In the age of the single download, Jeff Harford rediscovers the album...

A Neil Diamond fan is a loyal creature. Under attack, it will hold its lovingly worn copy of Hot August Night high, shielding itself from the stinging rain of musical snobbery.

For every critic who accuses Diamond of padding out his canon with pretentious, overblown fluff, there's a supporter who will point to the statistics that prove him to be one of soft rock's most successful acts, perhaps failing to realise that the evidence supports both positions.

YouTube subscriber shutterbugk8 states pithily: Neil Diamond, musical genius, the Mozart of our time.

Again, the comparison arguably swings two ways.

Live double album Hot August Night (1972) marked Diamond's coming of age as a performer. Recorded during a 10-date stint at the Greek Theatre in Los Angeles, it captured the moment the one-time-anonymous Brill Building songwriter became big-arena showman, confidently counting off his back catalogue of hits while toying with spontaneity.

Not for nothing was Diamond dubbed the Jewish Elvis. The album's orchestral prologue built glorious tension before the core instruments made their entry, Vegas-style, kicking off a rousing rendition of Crunchy Granola Suite, with Diamond punctuating his vocals with a "Good Lord!" here and a "Dig!" there. It was spine-tingling stuff, this homage to a breakfast cereal.
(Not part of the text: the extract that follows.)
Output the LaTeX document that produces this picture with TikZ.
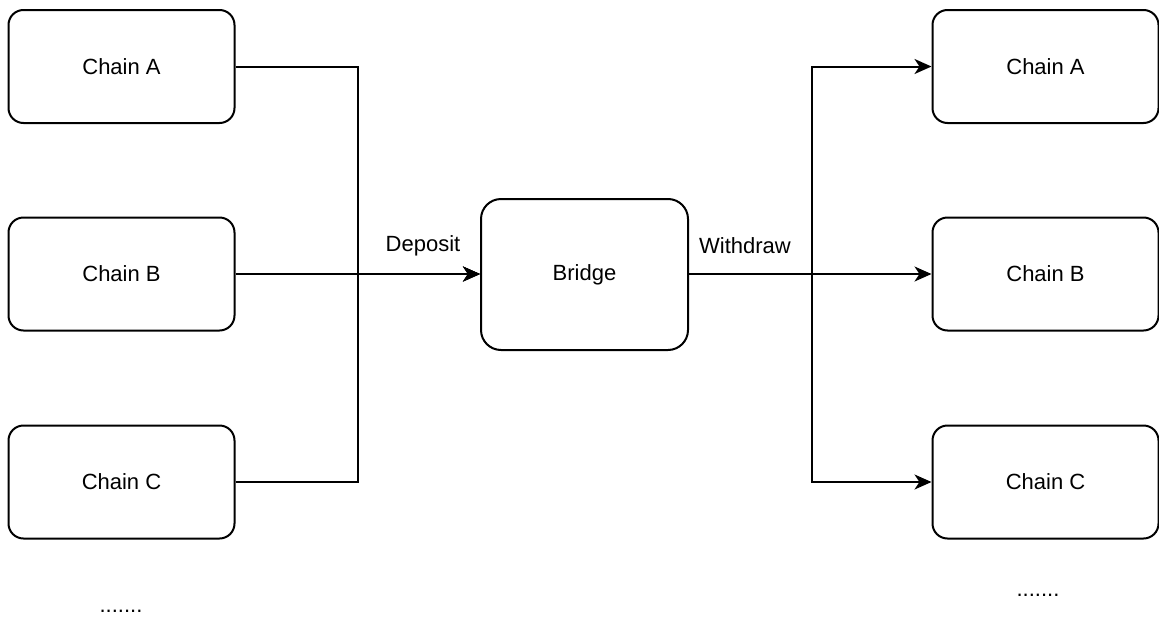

Diamond flicked effortlessly between growling rocker and crooning balladeer, delivering astutely arranged readings of his quirky repertoire. The odd vocal glitch only added to the immediacy and trueness of the recording, which held the listener in thrall in the same way it did the audience in the arena and the tree people on the hill.

The top-drawer numbers were all there - Solitary Man; Cherry Cherry; Sweet Caroline; Red, Red Wine; Girl, You'll Be A Woman Soon; and Cracklin Rosie among them. So were the clangers. Porcupine Pie, anyone?

But by the time Brother Love's Traveling Salvation Show wound to its feverish climax, more than a few unbelievers had been converted.